また、「日本、北米、欧州のいずれの地域においても、IT投資が後退するということはない。既存領域でのコスト抑制圧力は国内外ともに強いが、デジタルによる新たなビジネス創出領域への投資は積極的である。お客さまは、これに取り組まないと業界の中で生き残れないという位置づけでとらえている。その状況はコロナ禍でも、いまでも変わらない」と指摘した。
さらに、「海外では如実に人件費が上昇している。スキルがある技術者は20%もあがっている。お客さまに対して、理解を求めることも必要である。米国では、人の流動性が高く、賃上げも進んでいる。米国のチームでは、お客さまに対して、契約更改のタイミングだけでなく、契約の途中でも、価格交渉をするチャンスでもあると判断し、方針のひとつとして取り組んでいる」と述べた。
一方、2022年度の連結業績見通しは据え置き、売上高は前年比28.1%増の3兆2700億円、営業利益は同11.0%増の2360億円、税引前利益が同6.6%増の2300億円、当期利益が同4.9%減の1360億円としている。
「売上高は、第3四半期までは全セグメントにおける増収や、為替影響もあり、順調に推移している。営業利益は引き続き、全社戦略投資などの支出があるものの、増収による増益により年間業績予想達成を目指す」と述べた。

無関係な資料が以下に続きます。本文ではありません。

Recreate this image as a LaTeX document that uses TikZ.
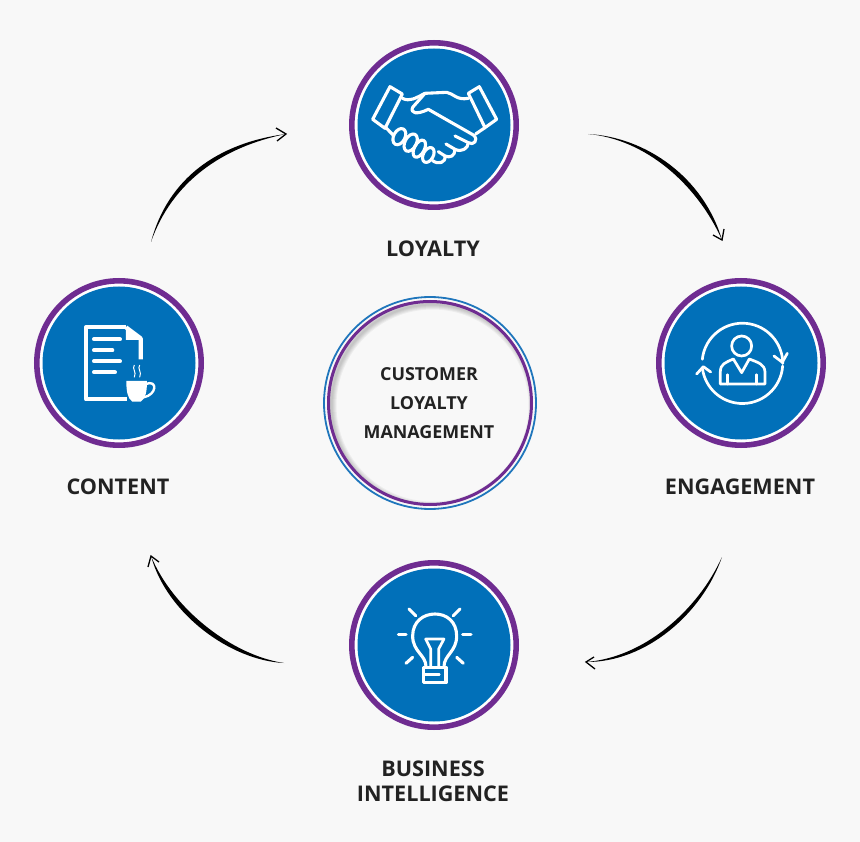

戦略投資が前年度に比べて約150億円増加していることや、第2四半期の不採算案件が影響した特殊要因はあるが、「全体の収益性が落ちているという認識はない。戦略的投資は当面続けていく」と述べた。
また、受注については、「かなり積みあがってきている。特に欧州での受注が好調であり、欧州チームでは、上流コンサルティングを持つ強みを生かしており、そこからデジタル案件を獲得し、BPOなどのボリュームのあるビジネスへと広げている。全体的な受注も、2021年度第4四半期をボトムに、受注残が増えている。受注から売り上げに転換するスピードもあがっており、その背景には、デジタル系の案件の増加がある。結果として、粗利は一昨年と比較して、1.5%の改善につながっている」と語った。